Pictures excluded, return the lines below from the first through the line holding "import pandas as pd".
__________________________________________________
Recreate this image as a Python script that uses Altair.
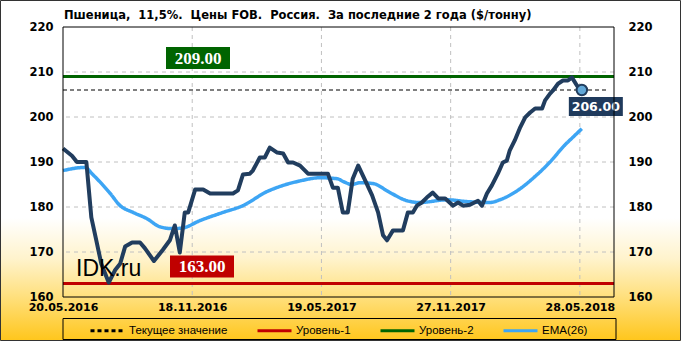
import altair as alt
import pandas as pd

# ---------------- data ----------------
price_week = [0, 1.8, 2.8, 4.7, 5.7, 6.7, 7.7, 9.2, 10.5, 11.5, 12.5, 13.9, 15.5, 16.5, 18.3,
              20.1, 21.5, 22.5, 23.5, 24.5, 25.2, 26.6, 28.2, 29.6, 34.2, 35.2, 36.2, 37.6,
              38.2, 39.6, 40.6, 41.6, 43.1, 44.3, 45.3, 46.3, 47.7, 49.3, 53.3, 54.3, 55.3,
              56.3, 57.3, 58.3, 59.4, 60.8, 62.2, 63.4, 64.4, 65.2, 66.4, 68.4, 69.4, 70.4,
              71.2, 72.2, 73.2, 74.4, 75.5, 76.9, 78.5, 79.5, 80.5, 81.9, 83.5, 84.3, 85.3,
              86.3, 87.5, 88.5, 89.3, 89.9, 90.9, 92.0, 93.0, 94.0, 95.0, 96.4, 97.0, 98.0,
              98.6, 99.6, 100.6, 101.6, 102.4, 103.4, 104.4]
price_val = [193.0, 191.4, 190.0, 190.0, 177.7, 172.6, 167.4, 163.2, 166.0, 167.4, 171.2, 172.1,
             172.1, 170.8, 168.0, 170.5, 172.6, 175.9, 169.9, 178.8, 178.8, 183.9, 183.9, 183.0,
             183.0, 183.7, 187.2, 187.4, 188.1, 191.0, 191.0, 193.2, 192.1, 191.9, 189.9, 189.9,
             189.2, 187.4, 187.4, 184.3, 184.3, 178.8, 178.8, 186.3, 189.2, 185.9, 182.6, 178.8,
             173.7, 172.6, 174.8, 174.8, 178.8, 178.8, 180.3, 181.0, 182.1, 183.2, 181.9, 181.9,
             180.3, 181.0, 180.3, 180.5, 181.4, 180.3, 183.0, 184.8, 187.4, 189.9, 190.3, 192.6,
             194.8, 197.7, 199.9, 201.0, 201.9, 201.9, 203.7, 205.2, 205.9, 207.4, 208.1, 208.1,
             208.8, 207.0, 206.0]

ema_week = [0, 4.4, 6.0, 9.5, 11.5, 14.1, 16.9, 19.5, 21.9, 23.9, 27.6, 32.2, 36.2, 41.0,
            44.3, 47.7, 51.7, 55.1, 56.7, 58.1, 59.8, 62.4, 65.8, 69.2, 71.8, 77.3, 81.3,
            85.9, 87.9, 91.9, 95.0, 98.0, 101.0, 102.6, 104.4]
ema_val = [188.1, 188.8, 187.2, 183.0, 180.3, 178.8, 177.4, 175.6, 175.2, 175.3, 177.0, 178.8,
           180.3, 183.4, 184.8, 185.8, 186.5, 186.3, 185.5, 185.0, 185.4, 185.2, 183.2, 181.4,
           181.0, 181.6, 181.2, 181.0, 181.6, 184.0, 186.8, 190.0, 193.8, 195.5, 197.4]

level_names = ["Уровень-1", "Уровень-2"]
level_values = [163, 209]
current_value = 206

y_ticks = [160, 170, 180, 190, 200, 210, 220]
x_tick_weeks = [0, 26, 52, 78, 104]
x_tick_labels = ["20.05.2016", "18.11.2016", "19.05.2017", "27.11.2017", "28.05.2018"]

legend_names = ["Текущее значение", "Уровень-1", "Уровень-2", "EMA(26)"]
legend_colors = ["#000000", "#C00000", "#006400", "#3DA5F4"]

# sentences separated by a double space, as in the reference
title_parts = ["Пшеница,", "11,5%.", "Цены FOB.", "Россия.", "За последние 2 года ($/тонну)"]
title_text = "\u00a0 ".join(title_parts)

# ---------------- layout / style ----------------
W, H = 551, 270
PAD_L, PAD_T, PAD_R, PAD_B = 63, 27, 67, 44
XMAX = 110.87
FONT = "DejaVu Sans"
NAVY = "#213D5E"

price_df = pd.DataFrame({"w": price_week, "v": price_val})
ema_df = pd.DataFrame({"w": ema_week, "v": ema_val, "s": "EMA(26)"})
level_df = pd.DataFrame({"s": level_names, "v": level_values,
                         "t": [f"{v:.2f}" for v in level_values]})
cur_df = pd.DataFrame({"s": ["Текущее значение"], "v": [current_value]})
last_df = pd.DataFrame({"w": [price_week[-1]], "v": [price_val[-1]],
                        "t": [f"{price_val[-1]:.2f}"]})
ygrid_df = pd.DataFrame({"v": y_ticks[1:-1]})
xgrid_df = pd.DataFrame({"w": x_tick_weeks[1:]})
one_df = pd.DataFrame({"a": [0]})
title_df = pd.DataFrame({"t": [title_text]})

label_expr = "".join(
    f"datum.value == {w} ? '{l}' : " for w, l in zip(x_tick_weeks, x_tick_labels)
) + "''"

xscale = alt.Scale(domain=[0, XMAX], nice=False, zero=False)
yscale = alt.Scale(domain=[160, 220], nice=False, zero=False)

xaxis = alt.Axis(values=x_tick_weeks, labelExpr=label_expr, grid=False, domain=False,
                 ticks=False, title=None, labelFont=FONT, labelFontSize=11,
                 labelFontWeight="bold", labelColor="black", labelPadding=4,
                 labelFlush=False, labelOverlap=False, zindex=1)
xenc = alt.X("w:Q", scale=xscale, axis=xaxis)


def yaxis(orient, pad):
    return alt.Axis(orient=orient, values=y_ticks, grid=False, domain=False, ticks=False,
                    title=None, labelFont=FONT, labelFontSize=11.5, labelFontWeight="bold",
                    labelColor="black", labelPadding=pad, format="d", zindex=1,
                    labelFlush=False)


ynone = alt.Y("v:Q", scale=yscale, axis=None)

leg = alt.Legend(title=None, orient="none", legendX=26, legendY=285, direction="horizontal",
                 columns=4, symbolType="stroke", symbolSize=1156, symbolStrokeWidth=3,
                 labelFont="Liberation Sans", labelFontSize=11.5, labelColor="black",
                 columnPadding=23, labelOffset=3, padding=0)
colorenc = alt.Color("s:N", scale=alt.Scale(domain=legend_names, range=legend_colors), legend=leg)
dashenc = alt.StrokeDash("s:N", scale=alt.Scale(domain=legend_names,
                                                range=[[4, 3], [1, 0], [1, 0], [1, 0]]), legend=leg)

# background gradient over the whole picture
bg = alt.Chart(one_df).mark_rect(
    fill=alt.Gradient(gradient="linear", x1=0, x2=0, y1=0, y2=1, stops=[
        alt.GradientStop(offset=0, color="#FFFFFF"),
        alt.GradientStop(offset=0.64, color="#FFFFFF"),
        alt.GradientStop(offset=0.76, color="#FFF3CC"),
        alt.GradientStop(offset=0.87, color="#FFE07E"),
        alt.GradientStop(offset=1, color="#FFC61C"),
    ]),
    stroke="#333333", strokeWidth=1,
).encode(x=alt.value(-PAD_L + 0.5), x2=alt.value(W + PAD_R - 0.5),
         y=alt.value(-PAD_T + 0.5), y2=alt.value(H + PAD_B - 0.5))

title_mark = alt.Chart(title_df).mark_text(font=FONT, fontSize=11.5, fontWeight="bold",
                                           color="black", align="left", baseline="alphabetic").encode(
    x=alt.value(1), y=alt.value(-8), text="t:N")

ygrid = alt.Chart(ygrid_df).mark_rule(color="#C0C0C0", strokeDash=[4, 4], strokeWidth=1).encode(y=ynone)
xgrid = alt.Chart(xgrid_df).mark_rule(color="#C0C0C0", strokeDash=[4, 4], strokeWidth=1).encode(x=xenc)

levels = alt.Chart(level_df).mark_rule(strokeWidth=3).encode(y=ynone, color=colorenc, strokeDash=dashenc)
current = alt.Chart(cur_df).mark_rule(strokeWidth=1.2).encode(
    y=ynone, x=alt.value(0), x2=alt.value(546), color=colorenc, strokeDash=dashenc)

ema = alt.Chart(ema_df).mark_line(strokeWidth=3.5, interpolate="monotone").encode(
    x=xenc, y=ynone, color=colorenc, strokeDash=dashenc)

price = alt.Chart(price_df).mark_line(strokeWidth=4, color=NAVY, strokeJoin="round").encode(
    x=xenc, y=alt.Y("v:Q", scale=yscale, axis=yaxis("left", 10)))

right_axis = alt.Chart(price_df).mark_point(opacity=0).encode(
    x=xenc, y=alt.Y("v:Q", scale=yscale, axis=yaxis("right", 14)))

last_pt = alt.Chart(last_df).mark_point(filled=True, fill="#62A8D8", stroke=NAVY, strokeWidth=2,
                                        size=110, opacity=1).encode(x=xenc, y=ynone)

box_path = "M-1,-0.34H1V0.34H-1Z"
lvl1 = level_df[level_df["s"] == "Уровень-1"]
lvl2 = level_df[level_df["s"] == "Уровень-2"]

lbl2_box = alt.Chart(lvl2).mark_point(shape=box_path, size=64 * 64, filled=True, color="#006400",
                                      opacity=1, yOffset=-18.5).encode(x=alt.value(135), y=ynone)
lbl2_txt = alt.Chart(lvl2).mark_text(font="Liberation Serif", fontWeight="bold", fontSize=17,
                                     color="white", yOffset=-18, baseline="middle").encode(
    x=alt.value(135), y=ynone, text="t:N")
lbl1_box = alt.Chart(lvl1).mark_point(shape=box_path, size=64 * 64, filled=True, color="#C00000",
                                      opacity=1, yOffset=-17).encode(x=alt.value(139), y=ynone)
lbl1_txt = alt.Chart(lvl1).mark_text(font="Liberation Serif", fontWeight="bold", fontSize=17,
                                     color="white", yOffset=-16.5, baseline="middle").encode(
    x=alt.value(139), y=ynone, text="t:N")

cur_box = alt.Chart(last_df).mark_point(shape="M-1,-0.352H1V0.352H-1Z", size=54 * 54, filled=True,
                                        color="#1F3A5C", opacity=1, xOffset=14, yOffset=16.5).encode(
    x=xenc, y=ynone)
cur_txt = alt.Chart(last_df).mark_text(font=FONT, fontWeight="bold", fontSize=12.5, color="white",
                                       xOffset=14, yOffset=17, baseline="middle").encode(
    x=xenc, y=ynone, text="t:N")

idk = alt.Chart(one_df).mark_text(text="IDK.ru", font="Liberation Sans", fontSize=23, color="black",
                                  align="left", baseline="middle").encode(
    x=alt.value(13), y=alt.value(241.5))

frame = alt.Chart(one_df).mark_rect(fill="transparent", stroke="black", strokeWidth=1).encode(
    x=alt.value(0), x2=alt.value(W), y=alt.value(0), y2=alt.value(H))

legend_box = alt.Chart(one_df).mark_rect(fill="transparent", stroke="black", strokeWidth=1).encode(
    x=alt.value(0), x2=alt.value(553), y=alt.value(291.5), y2=alt.value(312.5))

chart = alt.layer(
    bg, title_mark, ygrid, xgrid, levels, current, ema, price, right_axis, last_pt,
    lbl2_box, lbl2_txt, lbl1_box, lbl1_txt, cur_box, cur_txt, idk, frame, legend_box,
).resolve_axis(y="independent").properties(
    width=W, height=H,
    autosize=alt.AutoSizeParams(type="none"),
    padding={"left": PAD_L, "top": PAD_T, "right": PAD_R, "bottom": PAD_B},
).configure_view(stroke=None).configure(background="white")

chart.save("out.html", embed_options={"renderer": "svg", "actions": False})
__________________________________________________
* ANSWER FOR THIS EXERCISE *
Recreate this image as a Python script that uses Altair.
import altair as alt
import pandas as pd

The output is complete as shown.